8. How can Agile Methodology address Software Risks?
Answer:
In Agile methodology, software risks are addressed through:
- Frequent Iterations: Delivering smaller increments of the software frequently, which allows for early detection of risks.
- Continuous Feedback: Regular feedback from stakeholders helps identify and address risks promptly.
- Collaboration: Cross-functional teams work closely to identify potential issues early and work on solutions collaboratively.
- Adaptability: Agile allows for flexibility and changes in response to emerging risks during the project lifecycle.
9. What are the challenges in Software Risk Analysis?
Answer:
Challenges in Software Risk Analysis include:
- Uncertainty: It can be difficult to predict every risk, especially with rapidly evolving technology.
- Incomplete Information: Lack of detailed project information may result in misidentifying risks.

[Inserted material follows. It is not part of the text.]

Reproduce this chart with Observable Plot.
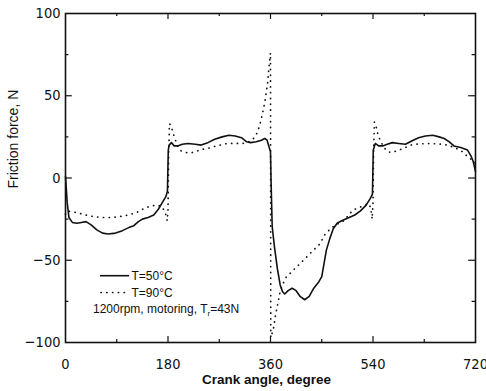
<!DOCTYPE html>
<html><head><meta charset="utf-8">
<script src="https://cdn.jsdelivr.net/npm/d3@7"></script>
<script src="https://cdn.jsdelivr.net/npm/@observablehq/plot@0.6"></script>
<style>
body{margin:0;background:#fff;}
#wrap{position:relative;width:486px;height:391px;}
</style></head><body><div id="wrap"></div>
<script>
// T = 50°C (solid)
const angle50 = [0,3,6,12,20,28,36,45,55,65,75,88,100,112,120,128,135,145,155,163,170,176,179,180.5,182,186,191,197,205,215,228,238,250,262,275,287,298,309,318,325,335,344,350,354,357,360,361,363,367,372,377,381,385,391,398,405,412,420,428,436,445,450,454,458,464,470,477,485,495,508,518,528,535,539,540.5,544,550,557,565,574,585,597,608,620,632,645,656,665,674,682,694,706,712,716,720];
const force50 = [1,-15,-24,-27,-27.5,-27,-26.5,-28.5,-31.5,-33.5,-34,-33.5,-32,-30,-29,-26.5,-25,-24,-22.5,-19,-15,-11.5,-8,17,20,21.5,19.5,19.5,20.5,21,20.5,20,21.5,23.5,25,26,25.5,24.5,22,21.5,22,23,24,23,19.5,16,-2,-29.6,-42,-55,-65,-69,-70.5,-68.5,-67,-68.5,-72,-74,-72,-67,-63,-60,-52,-44,-37,-31,-27.5,-26,-24.5,-22.5,-20,-16.5,-12.5,-10,17,21,19.5,19.5,20.5,21.5,21,20.5,22.5,24.5,25.5,26,25,24,22,19.5,18.5,17,13.5,10,4];
// T = 90°C (dotted)
const angle90 = [0,3,10,20,35,50,65,80,95,110,125,138,150,161,170,176,178.5,180,181,182.5,185,191,197,203,212,220,230,241,250,265,284,300,311,322,332,338,344,350,355,358,360,360.5,365,369,373,377,381,388,396,403,415,425,435,447,456,468,480,489,497,505,512,522,532,536,538.5,540,541,542.5,545,549,554,559,565,571,583,597,606,620,641,660,672,682,690,697,706,714,720];
const force90 = [-22,-20,-20.5,-21,-22.5,-23.5,-24,-24,-23.5,-22.5,-21,-18.5,-17,-16.4,-17.5,-22,-26,-20,10,33,32,25,19.5,16.5,15.5,15.2,16.3,17.5,18,19.5,21,21,21,22,24.5,28.5,36,46,58,70,76,-97,-92,-83,-76,-69,-65,-60,-57.5,-55,-51,-47.5,-44,-40,-34,-30,-27.5,-26,-22.5,-19.5,-18.5,-17,-15.5,-18,-25,-15,15,34,32,26,22,18.6,16.5,15.4,16.6,18.6,20,20.7,21,20.5,20,18.5,17.5,16,13,11,9];

const xTickLabels = [0,180,360,540,720];
const yTickLabels = [-100,-50,0,50,100];
const xMajor = [180,360,540];
const xMinor = [90,270,450,630];
const yMajor = [-50,0,50];
const yMinor = [-75,-25,25,75];

const d50 = angle50.map((a,i)=>({angle:a, force:force50[i]}));
const d90 = angle90.map((a,i)=>({angle:a, force:force90[i]}));

const ink = "#111";
const narrow = "'Liberation Sans Narrow','Arial Narrow','DejaVu Sans Condensed',sans-serif";
const sans = "'Liberation Sans',Arial,Helvetica,sans-serif";
const dots = "0.2 5.6";

const plot = Plot.plot({
  width: 486, height: 391,
  marginLeft: 65, marginRight: 11, marginTop: 13, marginBottom: 49,
  style: {fontFamily: narrow, background: "#fff", color: ink},
  x: {domain: [0,720]},
  y: {domain: [-100,100]},
  marks: [
    Plot.axisX({ticks: xTickLabels, tickSize: 0, tickPadding: 16, fontSize: 14.5, label: null}),
    Plot.axisY({ticks: yTickLabels, tickSize: 0, tickPadding: 5, fontSize: 14.5, label: null}),
    // inward ticks bottom/top
    Plot.ruleX(xMajor, {x: d=>d, y1: -100, y2: -96.4, stroke: ink, strokeWidth: 1.2}),
    Plot.ruleX(xMinor, {x: d=>d, y1: -100, y2: -98.2, stroke: ink, strokeWidth: 1.2}),
    Plot.ruleX(xMajor, {x: d=>d, y1: 100, y2: 96.4, stroke: ink, strokeWidth: 1.2}),
    Plot.ruleX(xMinor, {x: d=>d, y1: 100, y2: 98.2, stroke: ink, strokeWidth: 1.2}),
    // inward ticks left/right
    Plot.ruleY(yMajor, {y: d=>d, x1: 0, x2: 12, stroke: ink, strokeWidth: 1.2}),
    Plot.ruleY(yMinor, {y: d=>d, x1: 0, x2: 6, stroke: ink, strokeWidth: 1.2}),
    Plot.ruleY(yMajor, {y: d=>d, x1: 720, x2: 708, stroke: ink, strokeWidth: 1.2}),
    Plot.ruleY(yMinor, {y: d=>d, x1: 720, x2: 714, stroke: ink, strokeWidth: 1.2}),
    Plot.line(d90, {x: "angle", y: "force", stroke: ink, strokeWidth: 1.7, strokeDasharray: dots, strokeLinecap: "round"}),
    Plot.line(d50, {x: "angle", y: "force", stroke: ink, strokeWidth: 1.6}),
    Plot.frame({stroke: ink, strokeWidth: 1.6}),
    Plot.text(["Friction force, N"], {frameAnchor: "left", rotate: -90, dx: -52, dy: 10.5, fontSize: 14, fontFamily: sans, fill: ink}),
    Plot.text(["Crank angle, degree"], {frameAnchor: "bottom", dx: -4, dy: 41, fontSize: 13.5, fontWeight: "bold", fontFamily: sans, fill: ink})
  ]
});
document.getElementById("wrap").appendChild(plot);

// legend
const svg = d3.select(plot);
const leg = svg.append("g").attr("font-family", sans).attr("font-size", 12).attr("fill", ink).attr("text-anchor", "start");
leg.append("line").attr("x1",100).attr("x2",129).attr("y1",275.7).attr("y2",275.7).attr("stroke",ink).attr("stroke-width",1.6);
leg.append("line").attr("x1",101).attr("x2",129).attr("y1",292.5).attr("y2",292.5).attr("stroke",ink).attr("stroke-width",1.7).attr("stroke-dasharray",dots).attr("stroke-linecap","round");
leg.append("text").attr("x",131.5).attr("y",280.2).text("T=50°C");
leg.append("text").attr("x",131.5).attr("y",296.7).text("T=90°C");
const t3 = leg.append("text").attr("x",93).attr("y",313);
t3.append("tspan").text("1200rpm, motoring, T");
t3.append("tspan").attr("font-size",8).attr("dy",2.5).text("r");
t3.append("tspan").attr("dy",-2.5).text("=43N");
</script></body></html>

- Overlooking Soft Risks: Non-technical risks, such as communication breakdowns or team dynamics, can be overlooked.
- Resistance to Change: Some team members may resist implementing risk mitigation strategies due to fear of change or a lack of understanding.
- Evolving Nature of Risks: Risks can change as the project progresses, requiring constant monitoring and adjustments.
10. What is the role of software testing in risk management?
Answer:
Software testing plays a significant role in risk management by:
- Identifying Defects: Finding bugs and issues that could potentially lead to system failures or performance problems.
- Validating Requirements: Ensuring that the software meets the specified requirements and performs as expected, reducing the risk of mismatches.
- Regression Testing: Ensuring that new features or changes do not introduce new risks or issues.
- Security Testing: Detecting vulnerabilities and minimizing security risks before the software is released.